Early sales of the Apple iPhone 5 appeared to live up to the pre-launch hype with long queues forming outside stores in London and Sydney and shops in Asia selling out of the latest smartphone within hours of its release.

More than 1,000 people queued at Apple's London flagship Regent Street store to buy the new gadget, while in Sydney there were long lines outside the George Street outlet, where customers were limited to buying a maximum of two phones.

In Singapore, the Apple device sold out in less than an hour at one of five approved outlets, forcing the manager to display an "out of stock" sign at the entrance for the rest of the day.

Eric Wee, manager of the iStudio store near Raffles Place, one of the busiest parts of the central business district, said a queue of 50 to 60 people had formed ahead of the store's 11am opening.

"It was very fast. I was expecting about the same as the launch of the iPhone 4 but this time round it got an even better response," he said, adding that the new model's wider screen had helped attract buyers.

Apple supplied only 100 units to his store, giving more to outlets operated by telecoms vendors such as SingTel, Mr Wee said. He did not expect any new stock to arrive at his store for at least another week.

Asked if he felt Apple had deliberately rationed stocks of the iPhone to encourage demand, he said: "I don't know, could be."

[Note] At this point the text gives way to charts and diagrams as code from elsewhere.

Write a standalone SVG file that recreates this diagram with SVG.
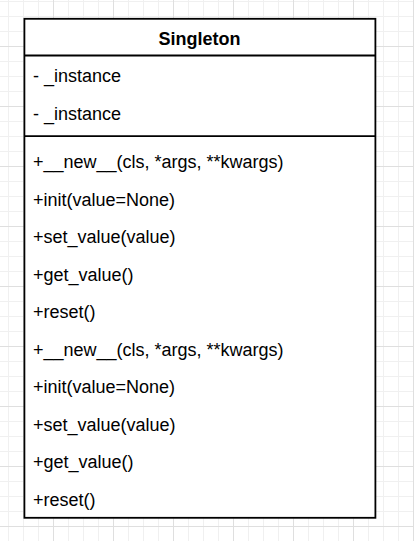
<svg xmlns="http://www.w3.org/2000/svg" width="414" height="541" viewBox="0 0 414 541">
  <defs>
    <!-- 15px minor grid with a heavier line every 60px -->
    <pattern id="grid" x="8" y="1" width="60" height="60" patternUnits="userSpaceOnUse">
      <path d="M0.5 0V60M15.5 0V60M30.5 0V60M0 0.5H60M0 15.5H60M0 30.5H60" stroke="#f0f0f0" stroke-width="1" fill="none"/>
      <path d="M45.5 0V60M0 45.5H60" stroke="#dfdfdf" stroke-width="1" fill="none"/>
    </pattern>
    <style>
      .box { fill: #ffffff; stroke: #000000; stroke-width: 1.8; }
      .sep { stroke: #000000; stroke-width: 1.8; fill: none; }
      .title { font-family: "Liberation Sans", Arial, Helvetica, sans-serif; font-size: 18px; font-weight: bold; fill: #000000; text-anchor: middle; }
      .member { font-family: "Liberation Sans", Arial, Helvetica, sans-serif; font-size: 18px; fill: #000000; }
    </style>
  </defs>

  <rect width="414" height="541" fill="#ffffff"/>
  <rect width="414" height="541" fill="url(#grid)"/>

  <!-- Singleton class -->
  <g id="singleton">
    <rect class="box" x="24.4" y="18.8" width="351" height="499"/>
    <line class="sep" x1="24.4" y1="55.5" x2="375.4" y2="55.5"/>
    <line class="sep" x1="24.4" y1="136.2" x2="375.4" y2="136.2"/>
    <text class="title" x="199.5" y="45">Singleton</text>

    <g id="singleton-attributes">
      <text class="member" x="33" y="81.5">- _instance</text>
      <text class="member" x="33" y="119.5">- _instance</text>
    </g>

    <g id="singleton-methods">
      <text class="member" x="33" y="168">+__new__(cls, *args, **kwargs)</text>
      <text class="member" x="33" y="205.5">+init(value=None)</text>
      <text class="member" x="33" y="243">+set_value(value)</text>
      <text class="member" x="33" y="280.5">+get_value()</text>
      <text class="member" x="33" y="318">+reset()</text>
      <text class="member" x="33" y="355.5">+__new__(cls, *args, **kwargs)</text>
      <text class="member" x="33" y="393">+init(value=None)</text>
      <text class="member" x="33" y="430.5">+set_value(value)</text>
      <text class="member" x="33" y="468">+get_value()</text>
      <text class="member" x="33" y="505.5">+reset()</text>
    </g>
  </g>

  <g id="connectors"/>
</svg>
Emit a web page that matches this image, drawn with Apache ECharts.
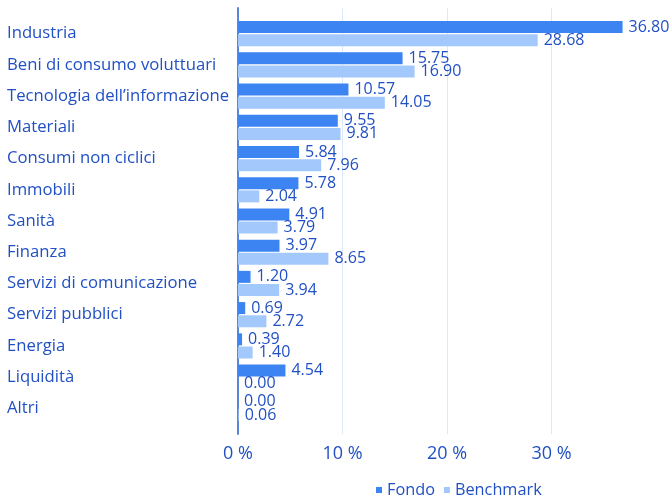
<!DOCTYPE html>
<html>
<head>
<meta charset="utf-8">
<script src="https://cdn.jsdelivr.net/npm/echarts@6/dist/echarts.min.js"></script>
<style>
  html, body { margin: 0; padding: 0; background: #fff; }
  #chart { width: 671px; height: 501px; }
</style>
</head>
<body>
<div id="chart"></div>
<script>
// ripartizione settoriale, Fondo vs Benchmark
var categories = ['Industria', 'Beni di consumo voluttuari', 'Tecnologia dell\u2019informazione', 'Materiali',
  'Consumi non ciclici', 'Immobili', 'Sanità', 'Finanza', 'Servizi di comunicazione',
  'Servizi pubblici', 'Energia', 'Liquidità', 'Altri']
var fondo = [36.80, 15.75, 10.57, 9.55, 5.84, 5.78, 4.91, 3.97, 1.20, 0.69, 0.39, 4.54, 0.00]
var benchmark = [28.68, 16.90, 14.05, 9.81, 7.96, 2.04, 3.79, 8.65, 3.94, 2.72, 1.40, 0.00, 0.06]
var xTicks = [0, 10, 20, 30]

var textColor = '#2150c4'
var font = 'Open Sans'

var chart = echarts.init(document.getElementById('chart'))

function barSeries(name, data, color) {
  return {
    name: name,
    type: 'bar',
    xAxisIndex: 0,
    yAxisIndex: 0,
    data: data,
    barWidth: 12,
    barGap: '10%',
    itemStyle: { color: color },
    label: {
      show: true,
      position: 'right',
      distance: 6,
      color: textColor,
      fontFamily: font,
      fontSize: 16,
      formatter: function (p) { return p.value.toFixed(2) }
    },
    emphasis: { disabled: true }
  }
}

chart.setOption({
  animation: false,
  textStyle: { fontFamily: font },
  legend: {
    left: 371,
    top: 477,
    icon: 'rect',
    itemWidth: 6,
    itemHeight: 6,
    itemGap: 9,
    textStyle: { color: textColor, fontSize: 16.3, fontFamily: font },
    data: ['Fondo', 'Benchmark']
  },
  grid: [
    // barre
    { left: 238, right: 15, top: 18, bottom: 77 },
    // assi e griglia
    { left: 238, right: 15, top: 8, bottom: 67 }
  ],
  xAxis: [
    {
      gridIndex: 0, type: 'value', min: 0, max: 40, interval: 10,
      show: false
    },
    {
      gridIndex: 1, type: 'value', min: 0, max: 40, interval: 10,
      axisLine: { show: false },
      axisTick: { show: false },
      splitLine: { show: true, showMaxLine: false, lineStyle: { color: '#dce8fb', width: 1 } },
      axisLabel: {
        showMaxLabel: false,
        margin: 11,
        color: textColor,
        fontSize: 18,
        fontFamily: font,
        formatter: function (v) { return xTicks.indexOf(v) >= 0 ? v + ' %' : '' }
      }
    }
  ],
  yAxis: [
    {
      gridIndex: 0, type: 'category', inverse: true, data: categories,
      axisLine: { show: false },
      axisTick: { show: false },
      splitLine: { show: false },
      axisLabel: {
        align: 'left',
        margin: 231,
        padding: [7, 0, 0, 0],
        color: textColor,
        fontSize: 16.7,
        fontFamily: font
      }
    },
    {
      gridIndex: 1, type: 'value', min: 0, max: 1,
      axisLine: { show: true, lineStyle: { color: '#5b86d8', width: 2 } },
      axisTick: { show: false },
      axisLabel: { show: false },
      splitLine: { show: false }
    }
  ],
  series: [
    barSeries('Fondo', fondo, '#3c84f2'),
    barSeries('Benchmark', benchmark, '#a3c9fc')
  ]
})
</script>
</body>
</html>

The high cost of the device, which retails for £529 ($861 U.S.) for the 16GB version and up to £699 for the 64GB phone in the U.K. and $799 (Australian) in Australia for the smaller memory version and A$999 for the larger model, did not appear to deter Apple fans.

However, complaints soon emerged about the phone's new mapping function, with reports that it had placed Sydney's iconic Bondi Beach in the landlocked western suburbs.

Overnight, users of older iPhones and iPads flocked to the company's support forums and social media sites to complain about misnamed towns, lost train stations, including London's Paddington, and poor search results from the new Maps app for its updated software for iOS 6.

An Irish minister said that Apple's designation of a farm in Dublin as an airport was "dangerously misleading".

But the outcry over inaccuracies and glitches in the app did not deter everyone. James, 16, queueing outside Apple's Regent Street store in London who declined to give his surname because, he said, he should have been at school, shrugged off concerns about the Maps app.

"I like Apple Maps – it's better than Google Maps. It brings you right down to street level and you can see everything perfectly," he said.

In Paris, some workers at the company's stores attempted to disrupt the iPhone 5 launch after voting to strike over working conditions.